## Task prompt
Retype exactly what runs from the first line of the data to the line with "2333, 2419, 2505, 2592, 2678, 2764]", keeping both of those lines and skipping pictures.

## Given material
[START]

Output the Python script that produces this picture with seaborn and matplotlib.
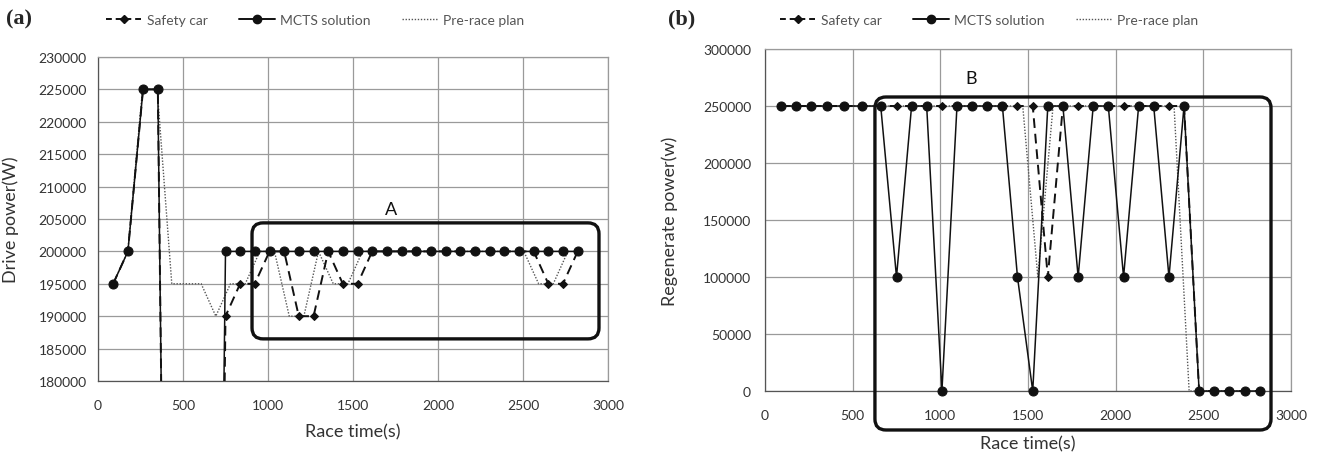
import numpy as np
import pandas as pd
import seaborn as sns
import matplotlib.pyplot as plt
from matplotlib.patches import FancyBboxPatch
from matplotlib.lines import Line2D
from matplotlib.transforms import IdentityTransform

sns.set_theme(style="white")
plt.rcParams['font.family'] = ['Lato', 'DejaVu Sans']

# sample times (s) for MCTS / safety car runs
race_x = [89, 176, 265, 352, 450, 555, 660, 750, 836, 922, 1009, 1095, 1181, 1268,
          1354, 1440, 1527, 1613, 1699, 1786, 1872, 1958, 2045, 2131, 2217, 2304,
          2390, 2476, 2563, 2649, 2735, 2822]
# sample times (s) for pre-race plan
plan_x = [89, 175, 262, 348, 434, 521, 607, 693, 779, 866, 952, 1038, 1125, 1211,
          1297, 1384, 1470, 1556, 1643, 1729, 1815, 1901, 1988, 2074, 2160, 2247,
          2333, 2419, 2505, 2592, 2678, 2764]

# (a) drive power (W)
mcts_drive = [195000, 200000, 225000, 225000, 0, 0, 0] + [200000] * 25
safety_drive = [195000, 200000, 225000, 225000, 0, 0, 0,
                190000, 195000, 195000, 200000, 200000, 190000, 190000, 200000,
                195000, 195000] + [200000] * 12 + [195000, 195000, 200000]
plan_drive = [195000, 200000, 225000, 225000, 195000, 195000, 195000, 190000,
              195000, 195000, 200000, 200000, 190000, 190000, 200000, 195000,
              195000, 200000] + [200000] * 11 + [195000, 195000, 200000]

# (b) regenerate power (w)
mcts_regen = [250000] * 7 + [100000, 250000, 250000, 0, 250000, 250000, 250000,
              250000, 100000, 0, 250000, 250000, 100000, 250000, 250000, 100000,
              250000, 250000, 100000, 250000, 0, 0, 0, 0, 0]
safety_regen = [250000] * 17 + [100000] + [250000] * 9 + [0] * 5
plan_regen = [250000] * 17 + [100000] + [250000] * 9 + [0] * 5

W, H = 1318, 460
fig = plt.figure(figsize=(W / 100, H / 100), dpi=100)
ax_a = fig.add_axes([98 / W, 1 - 382 / H, 510 / W, 324 / H])
ax_b = fig.add_axes([765 / W, 1 - 392 / H, 526 / W, 342 / H])

ink = "#111111"
txt = "#333333"


def draw(ax, y_mcts, y_safety, y_plan, clip):
    d1 = pd.DataFrame({"t": race_x, "p": y_safety})
    d2 = pd.DataFrame({"t": race_x, "p": y_mcts})
    d3 = pd.DataFrame({"t": plan_x, "p": y_plan})
    sns.lineplot(data=d3, x="t", y="p", ax=ax, sort=False, estimator=None,
                 color="#555555", lw=1.0, linestyle=(0, (1, 1.2)), zorder=3,
                 clip_on=clip)
    sns.lineplot(data=d1, x="t", y="p", ax=ax, sort=False, estimator=None,
                 color=ink, lw=1.4, linestyle=(0, (5, 3)), marker="D", ms=4.5,
                 mec=ink, zorder=4, clip_on=clip)
    sns.lineplot(data=d2, x="t", y="p", ax=ax, sort=False, estimator=None,
                 color=ink, lw=1.1, marker="o", ms=6.5, mec=ink, zorder=5,
                 clip_on=clip)


draw(ax_a, mcts_drive, safety_drive, plan_drive, True)
draw(ax_b, mcts_regen, safety_regen, plan_regen, False)

for ax, ylim, ystep in [(ax_a, (180000, 230000), 5000), (ax_b, (0, 300000), 50000)]:
    ax.set_xlim(0, 3000)
    ax.set_ylim(*ylim)
    ax.set_xticks(np.arange(0, 3001, 500))
    ax.set_yticks(np.arange(ylim[0], ylim[1] + 1, ystep))
    ax.grid(True, color="#9a9a9a", lw=0.9)
    ax.set_axisbelow(True)
    for s in ax.spines.values():
        s.set_color("#9a9a9a")
        s.set_linewidth(0.9)
    ax.spines["bottom"].set_color("#555555")
    ax.spines["left"].set_color("#555555")
    ax.tick_params(length=0, labelsize=10, colors=txt)
    ax.tick_params(axis="x", pad=13)
    ax.set_xlabel("Race time(s)", fontsize=13, color=txt)
    if ax.get_legend():
        ax.get_legend().remove()

ax_a.tick_params(axis="y", pad=8)
ax_b.tick_params(axis="y", pad=10)
ax_a.set_ylabel("Drive power(W)", fontsize=13, color=txt)
ax_b.set_ylabel("Regenerate power(w)", fontsize=13, color=txt)
ax_a.yaxis.set_label_coords(-0.155, 0.5)
ax_b.yaxis.set_label_coords(-0.165, 0.5)
ax_a.xaxis.set_label_coords(0.5, -0.13)
ax_b.xaxis.set_label_coords(0.5, -0.13)

# legends
handles = [Line2D([], [], color=ink, lw=1.4, linestyle=(0, (3, 2)), marker="D", ms=4.5),
           Line2D([], [], color=ink, lw=1.4, marker="o", ms=6),
           Line2D([], [], color="#555555", lw=1.0, linestyle=(0, (1, 1.2)))]
labels = ["Safety car", "MCTS solution", "Pre-race plan"]
for cx in (315, 989):
    fig.legend(handles, labels, loc="center", bbox_to_anchor=(cx / W, 1 - 21 / H),
               ncol=3, frameon=False, fontsize=10, labelcolor="#555555",
               handlelength=2.6, handletextpad=0.4, columnspacing=2.2)

fig.text(6 / W, 1 - 19 / H, "(a)", fontsize=16, fontweight="bold",
         family="Liberation Serif", va="center")
fig.text(668 / W, 1 - 19 / H, "(b)", fontsize=16, fontweight="bold",
         family="Liberation Serif", va="center")


# rounded highlight boxes, in data units of each panel
def box(ax, x0, x1, y0, y1, label, lx, ly):
    p0 = ax.transData.transform((x0, y0))
    p1 = ax.transData.transform((x1, y1))
    patch = FancyBboxPatch(p0, p1[0] - p0[0], p1[1] - p0[1],
                           boxstyle="round,pad=0,rounding_size=11",
                           transform=IdentityTransform(), fill=False,
                           ec=ink, lw=2.4)
    fig.add_artist(patch)
    ax.text(lx, ly, label, fontsize=13, ha="center", va="center", color=ink)


box(ax_a, 906, 2947, 186500, 204400, "A", 1724, 206600)
box(ax_b, 627, 2886, -34200, 257900, "B", 1175, 274600)

fig.savefig("out.png", dpi=100)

[END]

## Expected answer
Output the Python script that produces this picture with seaborn and matplotlib.
import numpy as np
import pandas as pd
import seaborn as sns
import matplotlib.pyplot as plt
from matplotlib.patches import FancyBboxPatch
from matplotlib.lines import Line2D
from matplotlib.transforms import IdentityTransform

sns.set_theme(style="white")
plt.rcParams['font.family'] = ['Lato', 'DejaVu Sans']

# sample times (s) for MCTS / safety car runs
race_x = [89, 176, 265, 352, 450, 555, 660, 750, 836, 922, 1009, 1095, 1181, 1268,
          1354, 1440, 1527, 1613, 1699, 1786, 1872, 1958, 2045, 2131, 2217, 2304,
          2390, 2476, 2563, 2649, 2735, 2822]
# sample times (s) for pre-race plan
plan_x = [89, 175, 262, 348, 434, 521, 607, 693, 779, 866, 952, 1038, 1125, 1211,
          1297, 1384, 1470, 1556, 1643, 1729, 1815, 1901, 1988, 2074, 2160, 2247,
          2333, 2419, 2505, 2592, 2678, 2764]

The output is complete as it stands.